Saturday, December 18, 2010

Autumn Pear Bread



It is so sad to say goodbye to many of the farmers' markets at the start of fall. So it is nice that pears hit their peak right about this time to keep us satisfied with some "fall fruit". I made this almost every week when Shane was in the academy. He and his carpool buddy would eat almost the entire loaf on their drive. Needless to say he really likes this bread.
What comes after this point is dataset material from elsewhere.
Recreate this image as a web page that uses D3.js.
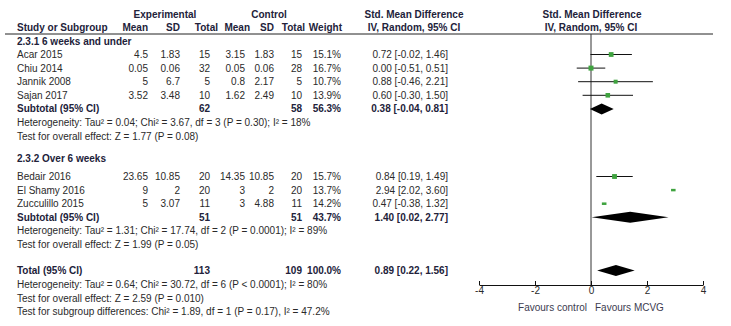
<!DOCTYPE html>
<html><head><meta charset="utf-8">
<script src="https://cdn.jsdelivr.net/npm/d3@7"></script>
<style>
html,body{margin:0;padding:0;background:#fff;}
svg text{font-family:"Liberation Sans",Arial,sans-serif;font-size:10px;}
</style></head>
<body><svg id="c" width="731" height="326"></svg>
<script>
// ---------------- DATA ----------------
const groups = ["2.3.1 6 weeks and under", "2.3.2 Over 6 weeks"];
const studies = ["Acar 2015","Chiu 2014","Jannik 2008","Sajan 2017","Bedair 2016","El Shamy 2016","Zucculillo 2015"];
const studyGroup = [0,0,0,0,1,1,1];
const expMean = [4.5, 0.05, 5, 3.52, 23.65, 9, 5];
const expSD   = [1.83, 0.06, 6.7, 3.48, 10.85, 2, 3.07];
const expN    = [15, 32, 5, 10, 20, 20, 11];
const ctlMean = [3.15, 0.05, 0.8, 1.62, 14.35, 3, 3];
const ctlSD   = [1.83, 0.06, 2.17, 2.49, 10.85, 2, 4.88];
const ctlN    = [15, 28, 5, 10, 20, 20, 11];
const weight  = [15.1, 16.7, 10.7, 13.9, 15.7, 13.7, 14.2];
const smd     = [0.72, 0.00, 0.88, 0.60, 0.84, 2.94, 0.47];
const smdLo   = [-0.02, -0.51, -0.46, -0.30, 0.19, 2.02, -0.38];
const smdHi   = [1.46, 0.51, 2.21, 1.50, 1.49, 3.60, 1.32];

const subExpN = [62, 51];
const subCtlN = [58, 51];
const subWeight = [56.3, 43.7];
const subSmd = [0.38, 1.40];
const subLo = [-0.04, 0.02];
const subHi = [0.81, 2.77];
const subHet = ["Heterogeneity: Tau\u00b2 = 0.04; Chi\u00b2 = 3.67, df = 3 (P = 0.30); I\u00b2 = 18%",
                "Heterogeneity: Tau\u00b2 = 1.31; Chi\u00b2 = 17.74, df = 2 (P = 0.0001); I\u00b2 = 89%"];
const subTest = ["Test for overall effect: Z = 1.77 (P = 0.08)",
                 "Test for overall effect: Z = 1.99 (P = 0.05)"];

const totalExpN = 113, totalCtlN = 109, totalWeight = 100.0;
const totalSmd = 0.89, totalLo = 0.22, totalHi = 1.56;
const totalNotes = ["Heterogeneity: Tau\u00b2 = 0.64; Chi\u00b2 = 30.72, df = 6 (P < 0.0001); I\u00b2 = 80%",
                    "Test for overall effect: Z = 2.59 (P = 0.010)",
                    "Test for subgroup differences: Chi\u00b2 = 1.89, df = 1 (P = 0.17), I\u00b2 = 47.2%"];
const axisTicks = [-4, -2, 0, 2, 4];
const favourLabels = ["Favours control", "Favours MCVG"];

// ---------------- LAYOUT ----------------
const svg = d3.select("#c");
const REG = "#2a2a2a", BOLD = "#22223a", GREEN = "#3fa33f";
const x = d3.scaleLinear().domain([-4, 4]).range([479, 703]);
// [value right edge, header right edge]
const col = {expMean:[148,148], expSD:[180,180], expN:[210,218], ctlMean:[245,250],
             ctlSD:[274,274], ctlN:[302,305], weight:[341,342], ci:448};
const noCI = new Set([5, 6]); // drawn without whiskers (squashed markers) as in the reference
const rowH = 13.6;
const yStudy = [], ySub = [], yHet = [], yTest = [], yHead = [];
yHead[0] = 41;
let yy = 54.5;
for (let i = 0; i < 4; i++) { yStudy.push(yy); yy += rowH; }
ySub[0] = yy; yHet[0] = yy + rowH; yTest[0] = yy + 2*rowH;
yHead[1] = 158;
yy = 176.5;
for (let i = 4; i < 7; i++) { yStudy.push(yy); yy += rowH; }
ySub[1] = yy; yHet[1] = yy + rowH; yTest[1] = yy + 2*rowH;
const yTotal = 270.5;
const yNotes = [284.5, 298, 311.5];
const yAxis = 285;

function txt(xp, yp, s, opt = {}) {
  return svg.append("text").attr("x", xp).attr("y", yp).attr("dy", "0.35em")
    .attr("text-anchor", opt.anchor || "start")
    .attr("font-weight", opt.bold ? "bold" : "normal")
    .attr("fill", opt.color || (opt.bold ? BOLD : REG)).text(s);
}
const f2 = v => v.toFixed(2);
const ciStr = (m, l, h) => `${f2(m)} [${f2(l)}, ${f2(h)}]`;
const pct = w => w.toFixed(1) + "%";

// headers
txt(165, 14, "Experimental", {anchor:"middle", bold:true});
txt(269, 14, "Control", {anchor:"middle", bold:true});
txt(414, 14, "Std. Mean Difference", {anchor:"middle", bold:true});
txt(592, 14, "Std. Mean Difference", {anchor:"middle", bold:true});
const y2 = 27.5;
txt(17, y2, "Study or Subgroup", {bold:true});
txt(col.expMean[1], y2, "Mean", {anchor:"end", bold:true});
txt(col.expSD[1], y2, "SD", {anchor:"end", bold:true});
txt(col.expN[1], y2, "Total", {anchor:"end", bold:true});
txt(col.ctlMean[1], y2, "Mean", {anchor:"end", bold:true});
txt(col.ctlSD[1], y2, "SD", {anchor:"end", bold:true});
txt(col.ctlN[1], y2, "Total", {anchor:"end", bold:true});
txt(col.weight[1], y2, "Weight", {anchor:"end", bold:true});
txt(414, y2, "IV, Random, 95% CI", {anchor:"middle", bold:true});
txt(591, y2, "IV, Random, 95% CI", {anchor:"middle", bold:true});
svg.append("line").attr("x1", 5).attr("x2", 713).attr("y1", 34).attr("y2", 34)
  .attr("stroke", "#222").attr("stroke-width", 1);

// zero line
svg.append("line").attr("x1", x(0)).attr("x2", x(0)).attr("y1", 34).attr("y2", yAxis)
  .attr("stroke", "#333").attr("stroke-width", 1);

// groups
groups.forEach((g, gi) => txt(17, yHead[gi], g, {bold:true}));

// studies
const size = d3.scaleSqrt().domain([0, 16.7]).range([0, 5]);
studies.forEach((s, i) => {
  const yp = yStudy[i];
  txt(17, yp, s);
  txt(col.expMean[0], yp, String(expMean[i]), {anchor:"end"});
  txt(col.expSD[0], yp, String(expSD[i]), {anchor:"end"});
  txt(col.expN[0], yp, String(expN[i]), {anchor:"end"});
  txt(col.ctlMean[0], yp, String(ctlMean[i]), {anchor:"end"});
  txt(col.ctlSD[0], yp, String(ctlSD[i]), {anchor:"end"});
  txt(col.ctlN[0], yp, String(ctlN[i]), {anchor:"end"});
  txt(col.weight[0], yp, pct(weight[i]), {anchor:"end"});
  txt(col.ci, yp, ciStr(smd[i], smdLo[i], smdHi[i]), {anchor:"end"});
  const sz = size(weight[i]);
  if (!noCI.has(i)) {
    svg.append("line").attr("x1", x(smdLo[i])).attr("x2", x(smdHi[i]))
      .attr("y1", yp).attr("y2", yp).attr("stroke", "#111").attr("stroke-width", 1);
    svg.append("rect").attr("x", x(smd[i]) - sz/2).attr("y", yp - sz/2)
      .attr("width", sz).attr("height", sz).attr("fill", GREEN);
  } else {
    const h = sz * 0.55;
    svg.append("rect").attr("x", x(smd[i]) - sz/2).attr("y", yp - h/2)
      .attr("width", sz).attr("height", h).attr("fill", GREEN);
  }
});

function diamond(m, l, h, yp, hh) {
  svg.append("path")
    .attr("d", `M${x(l)},${yp}L${x(m)},${yp - hh}L${x(h)},${yp}L${x(m)},${yp + hh}Z`)
    .attr("fill", "#000");
}

// subtotals
groups.forEach((g, gi) => {
  const yp = ySub[gi];
  txt(17, yp, "Subtotal (95% CI)", {bold:true});
  txt(col.expN[0], yp, String(subExpN[gi]), {anchor:"end", bold:true});
  txt(col.ctlN[0], yp, String(subCtlN[gi]), {anchor:"end", bold:true});
  txt(col.weight[0], yp, pct(subWeight[gi]), {anchor:"end", bold:true});
  txt(col.ci, yp, ciStr(subSmd[gi], subLo[gi], subHi[gi]), {anchor:"end", bold:true});
  diamond(subSmd[gi], subLo[gi], subHi[gi], yp, 5.5);
  txt(17, yHet[gi], subHet[gi]);
  txt(17, yTest[gi], subTest[gi]);
});

// total
txt(17, yTotal, "Total (95% CI)", {bold:true});
txt(col.expN[0], yTotal, String(totalExpN), {anchor:"end", bold:true});
txt(col.ctlN[0], yTotal, String(totalCtlN), {anchor:"end", bold:true});
txt(col.weight[0], yTotal, pct(totalWeight), {anchor:"end", bold:true});
txt(col.ci, yTotal, ciStr(totalSmd, totalLo, totalHi), {anchor:"end", bold:true});
diamond(totalSmd, totalLo, totalHi, yTotal, 5.5);
totalNotes.forEach((n, i) => txt(17, yNotes[i], n));

// axis
const ax = svg.append("g").attr("transform", `translate(0,${yAxis})`)
  .call(d3.axisBottom(x).tickValues(axisTicks).tickFormat(d => String(d))
        .tickSizeInner(-4).tickSizeOuter(0).tickPadding(2));
ax.select(".domain").attr("stroke", "#111");
ax.selectAll(".tick line").attr("stroke", "#111");
ax.selectAll(".tick text").attr("fill", REG).attr("font-size", 10)
  .attr("font-family", '"Liberation Sans",Arial,sans-serif');
txt(587, 307, favourLabels[0], {anchor:"end", color:"#3c3c50"});
txt(595, 307, favourLabels[1], {color:"#3c3c50"});
</script></body></html>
The original recipe calls to make it into 2 small loaf pans, but I always make it in a full-size.

Autumn Pear Bread
Serves: 16; Serving Size: 1/16th slice of loaf/ 1/8th in mini loaf pans
Nutritional Info (per serving): 173 calories, 7 g fat (4 g saturated fat), 42 mg cholesterol, 208 mg sodium, 26 g carbohydrate, 1 g fiber, 3 g protein

Ingredients
2 cups all-purpose flour
1 cup sugar
1 teaspoon baking powder
1/2 teaspoon baking soda
1/2 teaspoon salt
1/8 teaspoon ground nutmeg
1/2 cup cold butter
2 eggs
1/4 cup buttermilk
1 teaspoon Vanilla Extract
1 cup finely chopped peeled ripe pears

Directions
1. In a large bowl, combine the flour, sugar, baking powder, baking soda, salt and nutmeg; cut in butter until mixture resembles coarse crumbs.
2. Combine the eggs, buttermilk and vanilla; stir into the flour mixture just until moistened. Fold in pears.
3. Spoon into two greased 5-3/4-in. x 3-in. x 2-in. loaf pans. Bake at 350° for 35-40 minutes or until a toothpick inserted near the center comes out clean. Cool for 10 minutes before removing from pans to wire racks to cool completely.